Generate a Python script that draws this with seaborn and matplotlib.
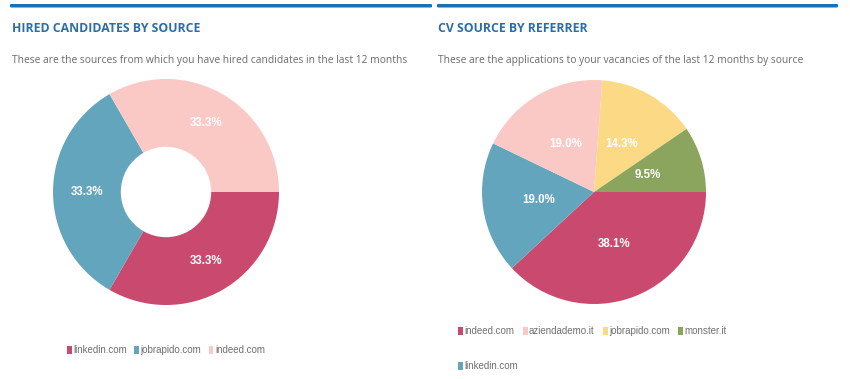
import matplotlib
matplotlib.use("Agg")
import matplotlib.pyplot as plt
import seaborn as sns
from matplotlib.patches import Rectangle, FancyBboxPatch

sns.set_theme(style="white")
plt.rcParams["font.family"] = ["Open Sans", "DejaVu Sans"]

# ── Data ──────────────────────────────────────────────────────────────────────
hired_sources = ["linkedin.com", "jobrapido.com", "indeed.com"]
hired_counts = [1, 1, 1]

cv_sources = ["indeed.com", "linkedin.com", "aziendademo.it", "jobrapido.com", "monster.it"]
cv_counts = [8, 4, 4, 3, 2]
cv_legend_rows = [["indeed.com", "aziendademo.it", "jobrapido.com", "monster.it"],
                  ["linkedin.com"]]

titles = ["HIRED CANDIDATES BY SOURCE", "CV SOURCE BY REFERRER"]
subtitles = ["These are the sources from which you have hired candidates in the last 12 months",
             "These are the applications to your vacancies of the last 12 months by source"]

hired_colors = ["#c94a6e", "#64a5be", "#fbc9c5"]
cv_colors = ["#c94a6e", "#64a5be", "#fbc9c5", "#fcd985", "#8ba55e"]
cv_color_map = dict(zip(cv_sources, cv_colors))
hired_color_map = dict(zip(hired_sources, hired_colors))

W, H = 850, 379
fig = plt.figure(figsize=(W / 100, H / 100), dpi=100)
fig.patch.set_facecolor("white")


def px(x, y):
    return x / W, 1 - y / H


# header bars
for x0, x1 in [(10, 432), (437, 838)]:
    fig.patches.append(FancyBboxPatch(px(x0, 7.5), (x1 - x0) / W, 3.5 / H,
                                      boxstyle="round,pad=0,rounding_size=0.002",
                                      transform=fig.transFigure, color="#1b6fb3",
                                      linewidth=0))

for (tx, title), sub in zip([(12, titles[0]), (438, titles[1])], subtitles):
    fig.text(*px(tx, 28), title, fontsize=8.8, fontweight="bold", color="#2a6ea8",
             va="center", ha="left")
    fig.text(*px(tx, 61), sub, fontsize=7.4, color="#6b6b6b", va="center", ha="left")


def pie_axes(cx, cy, r):
    ax = fig.add_axes([(cx - r) / W, 1 - (cy + r) / H, 2 * r / W, 2 * r / H])
    return ax


def finish(ax):
    ax.set_xlim(-1, 1)
    ax.set_ylim(-1, 1)
    ax.axis("off")


label_kw = dict(color="white", fontsize=8.3, fontweight="bold",
                family=["Liberation Sans", "DejaVu Sans"])

# left donut
ax1 = pie_axes(166, 192, 113)
ax1.pie(hired_counts, colors=hired_colors, startangle=0, counterclock=False,
        radius=1, wedgeprops=dict(width=0.6, linewidth=0),
        autopct="%.1f%%", pctdistance=0.7, textprops=label_kw)
finish(ax1)

# right pie
ax2 = pie_axes(594, 192, 112)
ax2.pie(cv_counts, colors=cv_colors, startangle=0, counterclock=False,
        radius=1, wedgeprops=dict(linewidth=0),
        autopct="%.1f%%", pctdistance=0.5, textprops=label_kw)
finish(ax2)


def legend_row(x, y, names, cmap, gap=7):
    fam = ["Liberation Sans", "DejaVu Sans"]
    renderer = fig.canvas.get_renderer()
    for name in names:
        fig.patches.append(Rectangle(px(x, y + 4), 5 / W, 8 / H, transform=fig.transFigure,
                                     color=cmap[name], linewidth=0))
        t = fig.text(*px(x + 6.5, y), name, fontsize=7.0, color="#707070",
                     va="center", ha="left", family=fam)
        bb = t.get_window_extent(renderer)
        x = x + 6.5 + bb.width + gap


legend_row(67, 350, hired_sources, hired_color_map, gap=7)
legend_row(458, 331, cv_legend_rows[0], cv_color_map, gap=8)
legend_row(458, 366, cv_legend_rows[1], cv_color_map)

fig.savefig("out.png", dpi=100, facecolor="white")
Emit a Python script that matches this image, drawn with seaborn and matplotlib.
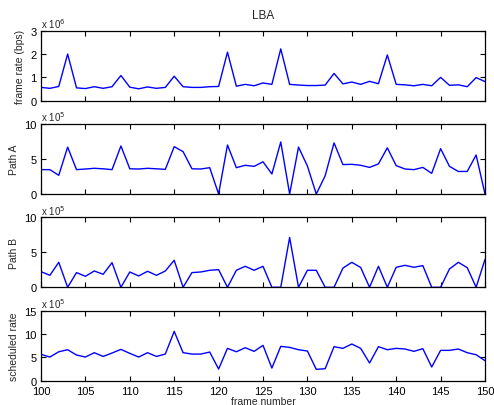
import numpy as np
import pandas as pd
import matplotlib
matplotlib.use("Agg")
import matplotlib.pyplot as plt
import seaborn as sns

frames = list(range(100, 151))

frame_rate = [0.57, 0.53, 0.61, 2.0, 0.55, 0.52, 0.6, 0.53, 0.6, 1.08,
              0.58, 0.51, 0.59, 0.53, 0.57, 1.05, 0.6, 0.57, 0.57, 0.6,
              0.61, 2.08, 0.62, 0.7, 0.64, 0.76, 0.7, 2.22, 0.7, 0.67,
              0.65, 0.65, 0.67, 1.17, 0.72, 0.8, 0.7, 0.83, 0.73, 1.96,
              0.7, 0.68, 0.64, 0.7, 0.64, 1.0, 0.66, 0.68, 0.6, 0.99, 0.82]  # x 1e6

path_a = [3.48, 3.48, 2.67, 6.7, 3.48, 3.57, 3.67, 3.6, 3.48, 6.86,
          3.6, 3.57, 3.67, 3.6, 3.52, 6.76, 6.05, 3.6, 3.57, 3.76,
          0.0, 7.0, 3.76, 4.1, 3.95, 4.6, 2.86, 7.43, 0.0, 6.7,
          4.0, 0.0, 2.6, 7.3, 4.2, 4.24, 4.1, 3.8, 4.3, 6.6,
          4.05, 3.57, 3.48, 3.8, 2.95, 6.48, 3.95, 3.22, 3.22, 5.57, 0.0]  # x 1e5

path_b = [2.24, 1.71, 3.57, 0.0, 2.1, 1.57, 2.33, 1.86, 3.52, 0.0,
          2.19, 1.62, 2.29, 1.71, 2.33, 3.86, 0.0, 2.1, 2.19, 2.43,
          2.52, 0.0, 2.43, 3.0, 2.43, 3.0, 0.0, 0.0, 7.12, 0.0,
          2.43, 2.43, 0.0, 0.0, 2.74, 3.57, 2.83, 0.0, 3.0, 0.0,
          2.86, 3.14, 2.86, 3.1, 0.0, 0.0, 2.62, 3.57, 2.8, 0.0, 3.98]  # x 1e5

sched_rate = [5.64, 5.07, 6.2, 6.64, 5.5, 5.07, 6.0, 5.2, 5.93, 6.71,
              5.86, 5.07, 6.0, 5.2, 5.71, 10.57, 6.0, 5.71, 5.71, 6.14,
              2.5, 6.93, 6.2, 7.07, 6.29, 7.57, 2.71, 7.36, 7.14, 6.64,
              6.36, 2.43, 2.57, 7.29, 6.93, 7.86, 6.93, 3.79, 7.29, 6.64,
              6.93, 6.79, 6.29, 6.86, 2.93, 6.5, 6.5, 6.79, 6.0, 5.57, 4.29]  # x 1e5

panels = [
    (frame_rate, "frame rate (bps)", 6, [0, 1, 2, 3], (0, 3)),
    (path_a, "Path A", 5, [0, 5, 10], (0, 10)),
    (path_b, "Path B", 5, [0, 5, 10], (0, 10)),
    (sched_rate, "scheduled rate", 5, [0, 5, 10, 15], (0, 15)),
]
xticks = list(range(100, 151, 5))

sns.set_style("ticks")
plt.rcParams['font.family'] = ['Liberation Sans', 'DejaVu Sans']
plt.rcParams['xtick.direction'] = 'in'
plt.rcParams['ytick.direction'] = 'in'

fig = plt.figure(figsize=(4.94, 4.06), dpi=100)
left = 41 / 494
width = 444 / 494
height = 70 / 406
bottoms_px = [101.7, 195.0, 288.3, 381.7]

for i, (vals, ylabel, exp, yt, ylim) in enumerate(panels):
    ax = fig.add_axes([left, 1 - bottoms_px[i] / 406, width, height])
    df = pd.DataFrame({"frame": frames, "value": vals})
    sns.lineplot(data=df, x="frame", y="value", ax=ax, color="#0000ff", linewidth=1.0)
    ax.set_xlim(100, 150)
    ax.set_ylim(*ylim)
    ax.set_xticks(xticks)
    ax.set_yticks(yt)
    ax.tick_params(axis='both', which='both', direction='in', top=True, right=True,
                   length=3.5, width=0.8, labelsize=8, colors='black')
    ax.tick_params(axis='y', pad=3)
    ax.tick_params(axis='x', pad=3.5)
    for s in ax.spines.values():
        s.set_visible(True)
        s.set_linewidth(0.9)
        s.set_color('black')
    ax.set_ylabel(ylabel, fontsize=7.5, labelpad=4)
    if i < 3:
        ax.set_xticklabels([])
        ax.set_xlabel("")
    else:
        ax.set_xlabel("frame number", fontsize=7.5)
        ax.xaxis.set_label_coords(0.5, -15.5 / 70, transform=ax.transAxes)
        ax.xaxis.label.set_va('top')
    ax.text(0.0, 1.01, r"x 10$^{%d}$" % exp, transform=ax.transAxes,
            fontsize=7, ha='left', va='bottom')
    if i == 0:
        ax.set_title("LBA", fontsize=8.5, pad=9)

fig.savefig("out.png", dpi=100)
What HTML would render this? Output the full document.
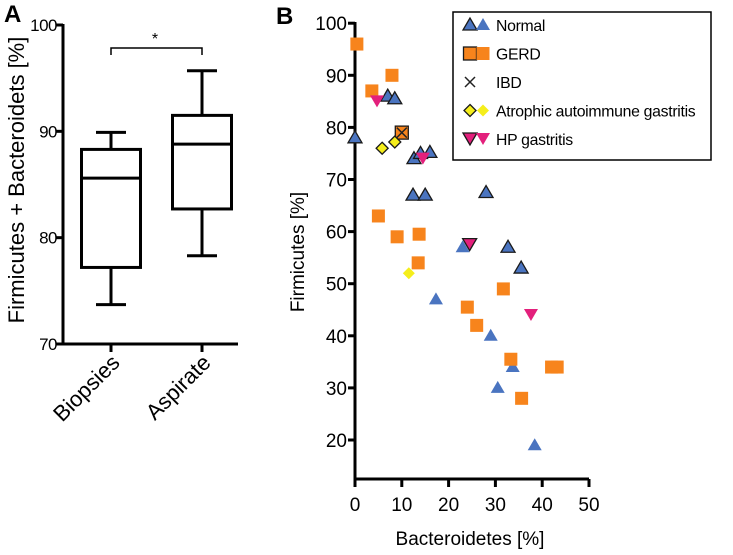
<!DOCTYPE html>
<html><head><meta charset="utf-8"><style>
body{margin:0;background:#fff}
svg{font-family:"Liberation Sans",Arial,sans-serif}
</style></head><body>
<svg width="733" height="550" viewBox="0 0 733 550">
<text x="4" y="22" font-size="24" font-weight="bold">A</text>
<text x="276" y="24" font-size="24" font-weight="bold">B</text>
<g id="pa"></g>
<g id="pb"></g>
</svg>
<script>
const NS="http://www.w3.org/2000/svg";
function mk(p,t,a,txt){const e=document.createElementNS(NS,t);for(const k in a)e.setAttribute(k,a[k]);if(txt!==undefined)e.textContent=txt;p.appendChild(e);return e;}
// ---- Panel A data
const boxCategories=["Biopsies","Aspirate"];
const boxMin=[73.7,78.3];
const boxQ1=[77.2,82.7];
const boxMedian=[85.6,88.8];
const boxQ3=[88.3,91.5];
const boxMax=[89.9,95.7];
const aTicks=[70,80,90,100];
// ---- Panel B data
const normalX=[0,7,8.5,12.6,14,16,12.4,15,28,23,32.7,35.5,17.3,29,30.5,33.7,38.4];
const normalY=[78,86,85.5,74,75,75.2,67,67,67.5,57,57,53,47,40,30,34,19];
const normalOutlined=[1,1,1,1,1,1,1,1,1,0,1,1,0,0,0,0,0];
const gerdX=[0.4,3.6,7.9,10,5,9,13.7,13.5,24,26,31.7,33.3,35.6,42,43.2];
const gerdY=[96,87,90,79,63,59,59.5,54,45.5,42,49,35.5,28,34,34];
const gerdOutlined=[0,0,0,1,0,0,0,0,0,0,0,0,0,0,0];
const ibdX=[10];
const ibdY=[79];
const atrophicX=[5.8,8.5,11.5];
const atrophicY=[76,77.2,52];
const atrophicOutlined=[1,1,0];
const hpX=[4.7,14.5,24.5,37.6];
const hpY=[85,74,57.5,44];
const hpOutlined=[0,0,1,0];
const bXTicks=[0,10,20,30,40,50];
const bYTicks=[20,30,40,50,60,70,80,90,100];

// Panel A
const pa=document.getElementById('pa');
const ay=v=>344-(v-70)*(344-25)/30;
const ax=i=>[111,202][i];
mk(pa,'line',{x1:63,y1:24,x2:63,y2:345,stroke:'#000','stroke-width':3});
mk(pa,'line',{x1:61.5,y1:344,x2:238,y2:344,stroke:'#000','stroke-width':3});
aTicks.forEach(t=>{
 mk(pa,'line',{x1:56,y1:ay(t),x2:63,y2:ay(t),stroke:'#000','stroke-width':3});
 const tl=mk(pa,'text',{x:57,y:ay(t)+6,'font-size':17,'text-anchor':'end','letter-spacing':'-0.5'},t);
 
 
});
const ayl=mk(pa,'text',{x:0,y:0,'font-size':22,'text-anchor':'middle',transform:'translate(24,180) rotate(-90)'},'Firmicutes + Bacteroidets [%]');


boxCategories.forEach((c,i)=>{
 const g=mk(pa,'g',{});
 
 
 const x=ax(i),hw=29.5,cw=15,st={stroke:'#000','stroke-width':3,fill:'none'};
 mk(g,'line',Object.assign({x1:x,y1:ay(boxMax[i]),x2:x,y2:ay(boxQ3[i])},st));
 mk(g,'line',Object.assign({x1:x-cw,y1:ay(boxMax[i]),x2:x+cw,y2:ay(boxMax[i])},st));
 mk(g,'line',Object.assign({x1:x,y1:ay(boxMin[i]),x2:x,y2:ay(boxQ1[i])},st));
 mk(g,'line',Object.assign({x1:x-cw,y1:ay(boxMin[i]),x2:x+cw,y2:ay(boxMin[i])},st));
 mk(g,'rect',Object.assign({x:x-hw,y:ay(boxQ3[i]),width:hw*2,height:ay(boxQ1[i])-ay(boxQ3[i])},st));
 mk(g,'line',Object.assign({x1:x-hw,y1:ay(boxMedian[i]),x2:x+hw,y2:ay(boxMedian[i])},st));
 mk(pa,'line',{x1:x,y1:344,x2:x,y2:352,stroke:'#000','stroke-width':3});
 const l=mk(pa,'text',{x:0,y:0,'font-size':22,'text-anchor':'end',transform:`translate(${x+10},${364}) rotate(-45)`},c);
 
 
});
mk(pa,'path',{d:'M111,55 V48 H202 V55',stroke:'#000','stroke-width':1.5,fill:'none'});
mk(pa,'text',{x:155,y:44,'font-size':16,'text-anchor':'middle'},'*');

// Panel B
const pb=document.getElementById('pb');
const bx=v=>355+v*4.68;
const by=v=>440-(v-20)*5.21;
mk(pb,'line',{x1:355,y1:22,x2:355,y2:480.5,stroke:'#000','stroke-width':3});
mk(pb,'line',{x1:353.5,y1:479,x2:589,y2:479,stroke:'#000','stroke-width':3});
bYTicks.forEach(t=>{
 mk(pb,'line',{x1:348,y1:by(t),x2:355,y2:by(t),stroke:'#000','stroke-width':3});
 const tl=mk(pb,'text',{x:347,y:by(t)+7,'font-size':19,'text-anchor':'end'},t);
 
 
});
bXTicks.forEach(t=>{
 mk(pb,'line',{x1:bx(t),y1:479,x2:bx(t),y2:487,stroke:'#000','stroke-width':3});
 const tl=mk(pb,'text',{x:bx(t),y:511,'font-size':19,'text-anchor':'middle'},t);
 
 
});
const bxl=mk(pb,'text',{x:470,y:545,'font-size':19,'text-anchor':'middle'},'Bacteroidetes [%]');


const byl=mk(pb,'text',{x:0,y:0,'font-size':19,'text-anchor':'middle',transform:'translate(304,252) rotate(-90)'},'Firmicutes [%]');



function marker(p,type,x,y,outl){
 const s=outl?{stroke:'#1a1a1a','stroke-width':1.3}:{stroke:'none'};
 let e;
 if(type==='tri') e=mk(p,'polygon',Object.assign({points:`${x},${y-7} ${x-7},${y+5} ${x+7},${y+5}`,fill:'#4a74c0'},s));
 else if(type==='sq') e=mk(p,'rect',Object.assign({x:x-6.5,y:y-6.5,width:13,height:13,fill:'#f7841c'},s));
 else if(type==='dia') e=mk(p,'polygon',Object.assign({points:`${x},${y-6} ${x+6},${y} ${x},${y+6} ${x-6},${y}`,fill:'#f5ee1b'},s));
 else if(type==='inv') e=mk(p,'polygon',Object.assign({points:`${x},${y+6} ${x-7},${y-6} ${x+7},${y-6}`,fill:'#e3207c'},s));
 else { e=mk(p,'path',{d:`M${x-5},${y-5}L${x+5},${y+5}M${x+5},${y-5}L${x-5},${y+5}`,stroke:'#222','stroke-width':1.5}); }
 return e;
}
const series=[['normal','tri',normalX,normalY,normalOutlined],['gerd','sq',gerdX,gerdY,gerdOutlined],['ibd','x',ibdX,ibdY,[1]],['atrophic','dia',atrophicX,atrophicY,atrophicOutlined],['hp','inv',hpX,hpY,hpOutlined]];
series.forEach(([nm,t,X,Y,O])=>{
 X.forEach((v,i)=>{
  const m=marker(pb,t,bx(v),by(Y[i]),O[i]);
  
  
 });
});
// Legend
const lg=mk(pb,'g',{});


mk(lg,'rect',{x:453,y:12,width:258,height:148,fill:'#fff',stroke:'#000','stroke-width':1.5});
const legNames=['Normal','GERD','IBD','Atrophic autoimmune gastritis','HP gastritis'];
const legTypes=['tri','sq','x','dia','inv'];
legNames.forEach((n,i)=>{
 const y=25+i*28.5;
 const g=mk(lg,'g',{});
 
 
 if(legTypes[i]==='x') marker(g,'x',470,y,1);
 else {marker(g,legTypes[i],470,y,1);marker(g,legTypes[i],483,y,0);}
 mk(g,'text',{x:496,y:y+6,'font-size':15.8,'letter-spacing':'-0.3'},n);
});
</script>
</body></html>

· · · · ·

* **Task prompt**:
Identify every line where the string "that" appears.

* **Result of this exercise**:
Generate a Python script that draws this with seaborn and matplotlib.
Emit a Python script that matches this image, drawn with seaborn and matplotlib.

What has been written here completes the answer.